RECORDED INFORMATION>
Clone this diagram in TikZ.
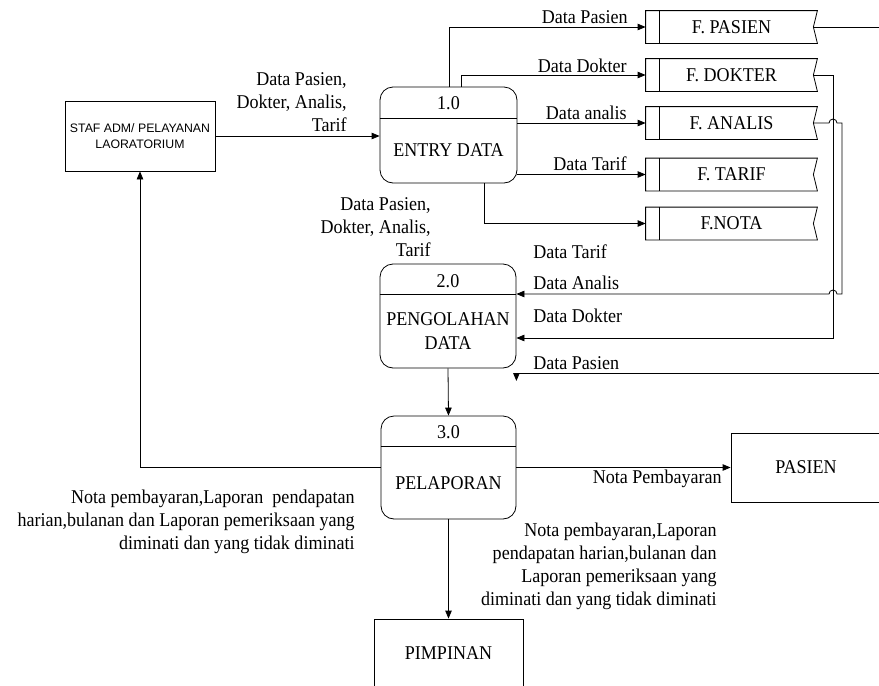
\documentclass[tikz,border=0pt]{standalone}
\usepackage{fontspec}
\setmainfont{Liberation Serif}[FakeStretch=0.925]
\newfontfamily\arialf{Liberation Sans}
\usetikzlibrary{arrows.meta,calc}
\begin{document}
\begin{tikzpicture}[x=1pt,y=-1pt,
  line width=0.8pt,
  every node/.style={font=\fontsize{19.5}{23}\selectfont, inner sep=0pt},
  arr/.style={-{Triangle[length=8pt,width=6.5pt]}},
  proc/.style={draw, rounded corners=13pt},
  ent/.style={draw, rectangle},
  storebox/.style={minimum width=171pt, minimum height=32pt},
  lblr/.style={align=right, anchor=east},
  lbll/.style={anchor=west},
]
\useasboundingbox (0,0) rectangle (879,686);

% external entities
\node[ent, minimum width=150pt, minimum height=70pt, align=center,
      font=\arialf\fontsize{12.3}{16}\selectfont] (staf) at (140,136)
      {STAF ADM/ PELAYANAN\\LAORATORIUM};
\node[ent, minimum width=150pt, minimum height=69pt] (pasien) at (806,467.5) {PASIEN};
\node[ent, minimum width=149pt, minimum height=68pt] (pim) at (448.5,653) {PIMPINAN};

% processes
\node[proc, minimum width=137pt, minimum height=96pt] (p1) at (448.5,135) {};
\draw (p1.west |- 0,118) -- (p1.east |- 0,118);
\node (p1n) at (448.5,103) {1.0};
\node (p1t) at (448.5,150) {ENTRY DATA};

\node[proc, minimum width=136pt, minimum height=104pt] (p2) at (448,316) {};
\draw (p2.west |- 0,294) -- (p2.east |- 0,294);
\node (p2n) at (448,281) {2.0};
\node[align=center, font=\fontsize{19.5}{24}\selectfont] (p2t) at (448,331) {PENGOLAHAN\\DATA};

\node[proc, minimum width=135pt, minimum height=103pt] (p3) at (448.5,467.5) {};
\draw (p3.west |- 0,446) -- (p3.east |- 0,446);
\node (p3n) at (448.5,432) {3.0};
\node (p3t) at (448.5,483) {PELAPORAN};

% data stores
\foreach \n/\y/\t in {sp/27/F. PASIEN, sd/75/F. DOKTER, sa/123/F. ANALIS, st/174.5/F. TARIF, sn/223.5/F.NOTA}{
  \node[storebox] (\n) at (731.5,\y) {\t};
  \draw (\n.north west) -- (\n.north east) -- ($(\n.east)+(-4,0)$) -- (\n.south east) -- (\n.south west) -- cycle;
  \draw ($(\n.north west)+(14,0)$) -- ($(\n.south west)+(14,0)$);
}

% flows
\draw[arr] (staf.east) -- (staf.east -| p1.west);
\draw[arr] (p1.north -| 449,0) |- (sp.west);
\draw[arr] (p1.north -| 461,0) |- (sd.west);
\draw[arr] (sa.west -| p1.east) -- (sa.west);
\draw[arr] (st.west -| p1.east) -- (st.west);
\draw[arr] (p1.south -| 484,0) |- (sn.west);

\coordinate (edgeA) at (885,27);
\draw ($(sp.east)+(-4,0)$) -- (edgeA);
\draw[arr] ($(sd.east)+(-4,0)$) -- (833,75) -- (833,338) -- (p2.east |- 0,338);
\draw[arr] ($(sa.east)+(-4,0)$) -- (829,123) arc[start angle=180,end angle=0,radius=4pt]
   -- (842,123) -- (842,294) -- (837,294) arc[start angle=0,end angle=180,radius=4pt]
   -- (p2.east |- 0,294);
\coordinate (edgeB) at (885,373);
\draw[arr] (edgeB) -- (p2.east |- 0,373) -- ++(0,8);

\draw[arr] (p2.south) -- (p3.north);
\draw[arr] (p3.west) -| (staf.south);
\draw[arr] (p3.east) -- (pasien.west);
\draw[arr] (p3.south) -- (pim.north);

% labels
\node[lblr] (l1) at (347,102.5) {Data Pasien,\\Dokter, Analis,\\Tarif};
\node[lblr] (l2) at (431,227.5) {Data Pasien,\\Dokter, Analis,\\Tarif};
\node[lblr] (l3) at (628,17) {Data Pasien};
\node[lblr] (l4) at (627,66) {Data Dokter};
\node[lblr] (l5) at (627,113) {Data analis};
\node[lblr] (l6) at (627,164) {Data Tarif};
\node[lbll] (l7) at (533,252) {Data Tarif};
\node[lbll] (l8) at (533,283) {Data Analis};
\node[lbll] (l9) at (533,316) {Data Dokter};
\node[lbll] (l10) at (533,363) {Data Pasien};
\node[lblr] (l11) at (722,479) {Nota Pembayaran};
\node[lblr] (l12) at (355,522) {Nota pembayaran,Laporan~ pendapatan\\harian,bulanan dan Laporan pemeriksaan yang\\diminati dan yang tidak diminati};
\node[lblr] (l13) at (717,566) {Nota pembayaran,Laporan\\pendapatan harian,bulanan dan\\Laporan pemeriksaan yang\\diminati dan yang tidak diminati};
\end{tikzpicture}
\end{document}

WHAT YOU HAVE TO DO> The lines from the start of the data through the line that contains "minimum width=149pt, minimum" are to be returned exactly, please, with both ends included and every picture left out.

REPLY>
Clone this diagram in TikZ.
\documentclass[tikz,border=0pt]{standalone}
\usepackage{fontspec}
\setmainfont{Liberation Serif}[FakeStretch=0.925]
\newfontfamily\arialf{Liberation Sans}
\usetikzlibrary{arrows.meta,calc}
\begin{document}
\begin{tikzpicture}[x=1pt,y=-1pt,
  line width=0.8pt,
  every node/.style={font=\fontsize{19.5}{23}\selectfont, inner sep=0pt},
  arr/.style={-{Triangle[length=8pt,width=6.5pt]}},
  proc/.style={draw, rounded corners=13pt},
  ent/.style={draw, rectangle},
  storebox/.style={minimum width=171pt, minimum height=32pt},
  lblr/.style={align=right, anchor=east},
  lbll/.style={anchor=west},
]
\useasboundingbox (0,0) rectangle (879,686);

% external entities
\node[ent, minimum width=150pt, minimum height=70pt, align=center,
      font=\arialf\fontsize{12.3}{16}\selectfont] (staf) at (140,136)
      {STAF ADM/ PELAYANAN\\LAORATORIUM};
\node[ent, minimum width=150pt, minimum height=69pt] (pasien) at (806,467.5) {PASIEN};
\node[ent, minimum width=149pt, minimum height=68pt] (pim) at (448.5,653) {PIMPINAN};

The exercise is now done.